[Task brief]:
Leave out all pictures. Return exactly the lines from the top of the material through the line containing "fontsize=12, color=txt)".
<<<<
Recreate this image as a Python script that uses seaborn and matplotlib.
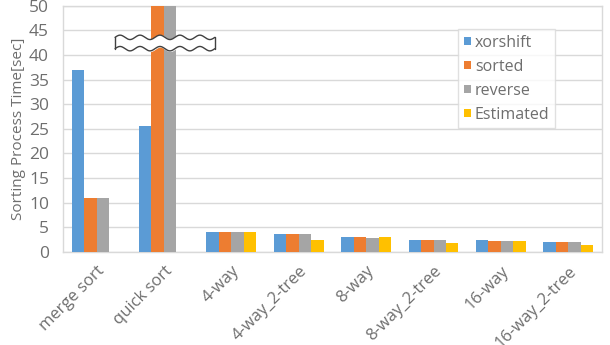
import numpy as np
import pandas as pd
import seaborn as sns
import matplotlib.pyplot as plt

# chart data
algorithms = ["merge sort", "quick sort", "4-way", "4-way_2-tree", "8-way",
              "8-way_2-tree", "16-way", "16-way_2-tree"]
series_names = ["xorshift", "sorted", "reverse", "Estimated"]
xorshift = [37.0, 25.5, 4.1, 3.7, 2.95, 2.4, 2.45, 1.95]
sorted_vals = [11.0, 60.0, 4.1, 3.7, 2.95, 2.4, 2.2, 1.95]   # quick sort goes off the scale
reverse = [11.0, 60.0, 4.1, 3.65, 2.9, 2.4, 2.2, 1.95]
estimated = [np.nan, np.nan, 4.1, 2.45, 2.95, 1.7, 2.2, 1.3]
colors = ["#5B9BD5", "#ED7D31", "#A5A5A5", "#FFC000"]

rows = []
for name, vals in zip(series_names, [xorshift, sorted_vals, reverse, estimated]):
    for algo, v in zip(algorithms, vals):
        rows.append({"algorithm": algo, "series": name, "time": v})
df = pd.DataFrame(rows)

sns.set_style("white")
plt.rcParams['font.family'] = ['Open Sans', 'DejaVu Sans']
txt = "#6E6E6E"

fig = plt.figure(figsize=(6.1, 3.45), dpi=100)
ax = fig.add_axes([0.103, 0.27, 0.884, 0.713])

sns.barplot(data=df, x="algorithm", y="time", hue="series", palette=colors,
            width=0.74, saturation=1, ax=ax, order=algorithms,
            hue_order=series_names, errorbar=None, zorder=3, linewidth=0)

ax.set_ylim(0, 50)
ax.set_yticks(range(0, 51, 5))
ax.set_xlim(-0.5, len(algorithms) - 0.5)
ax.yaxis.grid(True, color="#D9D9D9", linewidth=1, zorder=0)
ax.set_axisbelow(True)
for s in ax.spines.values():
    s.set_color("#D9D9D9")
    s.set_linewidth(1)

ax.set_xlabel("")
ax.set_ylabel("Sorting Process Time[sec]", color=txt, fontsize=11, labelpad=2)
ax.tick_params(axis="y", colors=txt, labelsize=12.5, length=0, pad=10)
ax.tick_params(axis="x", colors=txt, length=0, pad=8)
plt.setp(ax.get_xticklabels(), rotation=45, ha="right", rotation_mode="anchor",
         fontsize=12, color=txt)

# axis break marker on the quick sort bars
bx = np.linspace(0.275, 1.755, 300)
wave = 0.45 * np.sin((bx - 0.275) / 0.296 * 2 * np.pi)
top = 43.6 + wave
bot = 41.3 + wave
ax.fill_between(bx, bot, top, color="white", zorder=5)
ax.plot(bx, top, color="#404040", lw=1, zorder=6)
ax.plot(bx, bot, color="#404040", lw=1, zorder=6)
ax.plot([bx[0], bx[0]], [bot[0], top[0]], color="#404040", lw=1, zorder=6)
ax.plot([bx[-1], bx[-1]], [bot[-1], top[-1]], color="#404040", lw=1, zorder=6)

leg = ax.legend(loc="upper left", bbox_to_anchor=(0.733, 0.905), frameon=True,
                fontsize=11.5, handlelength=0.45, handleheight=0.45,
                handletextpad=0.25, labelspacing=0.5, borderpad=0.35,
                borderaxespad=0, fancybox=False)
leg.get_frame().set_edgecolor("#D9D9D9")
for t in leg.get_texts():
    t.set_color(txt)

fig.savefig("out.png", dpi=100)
>>>>
[Task response]:
Recreate this image as a Python script that uses seaborn and matplotlib.
import numpy as np
import pandas as pd
import seaborn as sns
import matplotlib.pyplot as plt

# chart data
algorithms = ["merge sort", "quick sort", "4-way", "4-way_2-tree", "8-way",
              "8-way_2-tree", "16-way", "16-way_2-tree"]
series_names = ["xorshift", "sorted", "reverse", "Estimated"]
xorshift = [37.0, 25.5, 4.1, 3.7, 2.95, 2.4, 2.45, 1.95]
sorted_vals = [11.0, 60.0, 4.1, 3.7, 2.95, 2.4, 2.2, 1.95]   # quick sort goes off the scale
reverse = [11.0, 60.0, 4.1, 3.65, 2.9, 2.4, 2.2, 1.95]
estimated = [np.nan, np.nan, 4.1, 2.45, 2.95, 1.7, 2.2, 1.3]
colors = ["#5B9BD5", "#ED7D31", "#A5A5A5", "#FFC000"]

rows = []
for name, vals in zip(series_names, [xorshift, sorted_vals, reverse, estimated]):
    for algo, v in zip(algorithms, vals):
        rows.append({"algorithm": algo, "series": name, "time": v})
df = pd.DataFrame(rows)

sns.set_style("white")
plt.rcParams['font.family'] = ['Open Sans', 'DejaVu Sans']
txt = "#6E6E6E"

fig = plt.figure(figsize=(6.1, 3.45), dpi=100)
ax = fig.add_axes([0.103, 0.27, 0.884, 0.713])

sns.barplot(data=df, x="algorithm", y="time", hue="series", palette=colors,
            width=0.74, saturation=1, ax=ax, order=algorithms,
            hue_order=series_names, errorbar=None, zorder=3, linewidth=0)

ax.set_ylim(0, 50)
ax.set_yticks(range(0, 51, 5))
ax.set_xlim(-0.5, len(algorithms) - 0.5)
ax.yaxis.grid(True, color="#D9D9D9", linewidth=1, zorder=0)
ax.set_axisbelow(True)
for s in ax.spines.values():
    s.set_color("#D9D9D9")
    s.set_linewidth(1)

ax.set_xlabel("")
ax.set_ylabel("Sorting Process Time[sec]", color=txt, fontsize=11, labelpad=2)
ax.tick_params(axis="y", colors=txt, labelsize=12.5, length=0, pad=10)
ax.tick_params(axis="x", colors=txt, length=0, pad=8)
plt.setp(ax.get_xticklabels(), rotation=45, ha="right", rotation_mode="anchor",
         fontsize=12, color=txt)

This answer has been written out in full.